For the U.S., what is now a display of overwhelming power could turn into a wound. Many experts believe that tariffs—even if they generate some revenue and protect a manufacturing space—will be a problem for the U.S. economy. The distrust and resentment of its former allies appears likely to erode the solidity of a network of ties that facilitated America’s projection of hegemony. The culture war against universities and other repellent traits of the America First seriously question the U.S.’s ability to remain an attractive force for the world’s best minds. The situation is such that Ivo Daalder, former U.S. ambassador to NATO, believes Washington is losing the race with Beijing, according to an op-ed published in Politico.
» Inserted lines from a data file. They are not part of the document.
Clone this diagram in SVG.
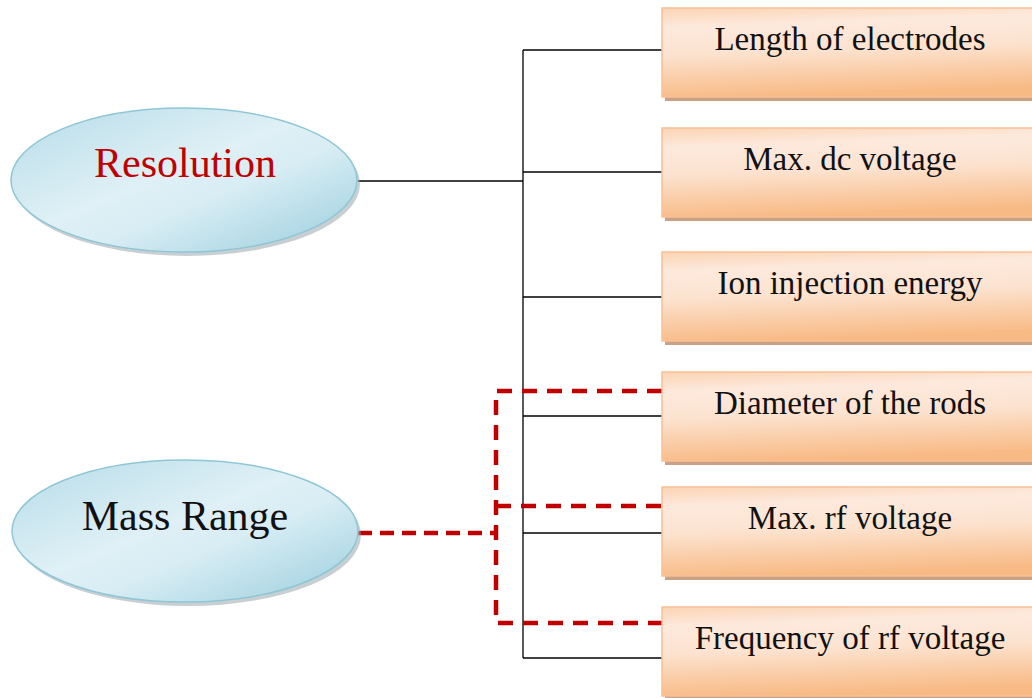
<svg xmlns="http://www.w3.org/2000/svg" width="1032" height="698" viewBox="0 0 1032 698">
<defs>
<linearGradient id="gEll" x1="0" y1="0" x2="1" y2="1">
<stop offset="0" stop-color="#b6dce8"/>
<stop offset="0.45" stop-color="#dff0f6"/>
<stop offset="0.6" stop-color="#d8edf4"/>
<stop offset="1" stop-color="#98cddd"/>
</linearGradient>
<linearGradient id="gBox" x1="0.1" y1="0" x2="0.25" y2="1">
<stop offset="0" stop-color="#fbd5b6"/>
<stop offset="0.2" stop-color="#fde9dc"/>
<stop offset="0.5" stop-color="#fce3d0"/>
<stop offset="1" stop-color="#f8ba85"/>
</linearGradient>
<style>
.ell{fill:url(#gEll);stroke:#8ec6d6;stroke-width:1.5}
.eshadow{fill:#9aa8ad;opacity:0.55}
.box{fill:url(#gBox);stroke:#f7c096;stroke-width:1.5}
.bshadow{fill:#c9a286}
.blk{stroke:#000;stroke-width:1.3;fill:none}
.red{stroke:#c00000;stroke-width:4.5;fill:none;stroke-dasharray:15 10}
</style>
</defs>
<g id="connectors">
<line class="blk" x1="523" y1="50" x2="523" y2="658"/>
<line class="blk" x1="358" y1="181" x2="523" y2="181"/>
<line class="blk" x1="523" y1="50" x2="662" y2="50"/>
<line class="blk" x1="523" y1="172" x2="662" y2="172"/>
<line class="blk" x1="523" y1="297" x2="662" y2="297"/>
<line class="blk" x1="523" y1="416" x2="662" y2="416"/>
<line class="blk" x1="523" y1="533" x2="662" y2="533"/>
<line class="blk" x1="523" y1="658" x2="662" y2="658"/>
<path class="red" d="M662 391 H496 V623 H662"/>
<line class="red" x1="496" y1="506" x2="662" y2="506"/>
<line class="red" x1="358" y1="533" x2="496" y2="533" style="stroke-dasharray:14 8"/>
</g>
<g font-family="Liberation Serif, Times New Roman, serif" text-anchor="middle" fill="#111">
<g id="resolution">
<ellipse class="eshadow" cx="187" cy="184" rx="173" ry="72"/>
<ellipse class="ell" cx="184" cy="180" rx="173" ry="72"/>
<text x="185" y="177" font-size="42" fill="#c00000">Resolution</text>
</g>
<g id="massrange">
<ellipse class="eshadow" cx="188" cy="535" rx="173" ry="71"/>
<ellipse class="ell" cx="185" cy="531" rx="173" ry="71"/>
<text x="185" y="530" font-size="42">Mass Range</text>
</g>
<g id="box1">
<rect class="bshadow" x="665" y="12" width="380" height="89"/>
<rect class="box" x="662" y="8" width="380" height="89"/>
<text x="850" y="50" font-size="33">Length of electrodes</text>
</g>
<g id="box2">
<rect class="bshadow" x="665" y="132" width="380" height="89"/>
<rect class="box" x="662" y="128" width="380" height="89"/>
<text x="850" y="170" font-size="33">Max. dc voltage</text>
</g>
<g id="box3">
<rect class="bshadow" x="665" y="256" width="380" height="89"/>
<rect class="box" x="662" y="252" width="380" height="89"/>
<text x="850" y="294" font-size="33">Ion injection energy</text>
</g>
<g id="box4">
<rect class="bshadow" x="665" y="376" width="380" height="89"/>
<rect class="box" x="662" y="372" width="380" height="89"/>
<text x="850" y="414" font-size="33">Diameter of the rods</text>
</g>
<g id="box5">
<rect class="bshadow" x="665" y="491" width="380" height="89"/>
<rect class="box" x="662" y="487" width="380" height="89"/>
<text x="850" y="529" font-size="33">Max. rf voltage</text>
</g>
<g id="box6">
<rect class="bshadow" x="665" y="611" width="380" height="89"/>
<rect class="box" x="662" y="607" width="380" height="89"/>
<text x="850" y="649" font-size="33">Frequency of rf voltage</text>
</g>
</g>
</svg>
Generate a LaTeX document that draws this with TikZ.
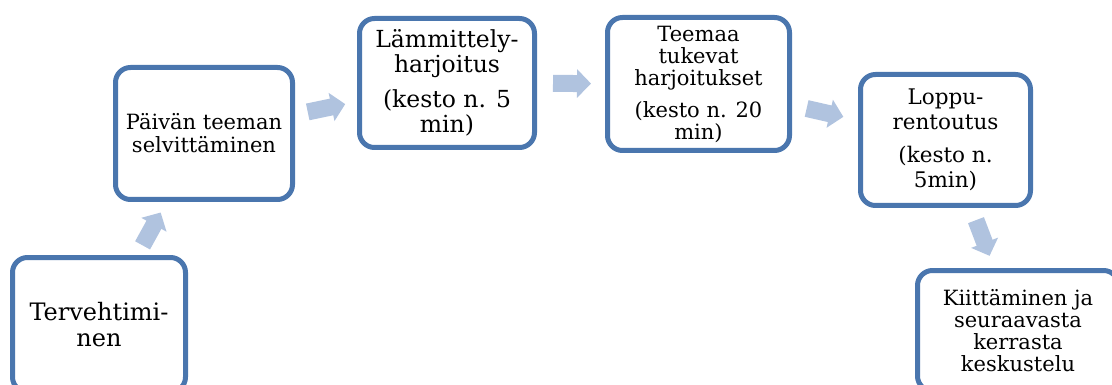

At the same time, China faces serious problems. First, a complicated demographic curve. Central projections indicate that, without profound changes, by the end of the century China will have fewer than 800 million inhabitants, compared to India’s 1.5 billion. This is a troubling rate of shrinkage. The extremely strong export-led manufacturing push doesn’t mean its economy isn’t facing domestic problems. The resort to key export-restrictive measures, while simultaneously flexing its muscles, is a powerful wake-up call for others, who will seek to reduce dependencies they naively incurred.
The struggle to shape the world order is underway. In the medium term, the outlook may change, but in the present and short term, the realization of U.S. and Chinese supremacy is stark and crystal clear.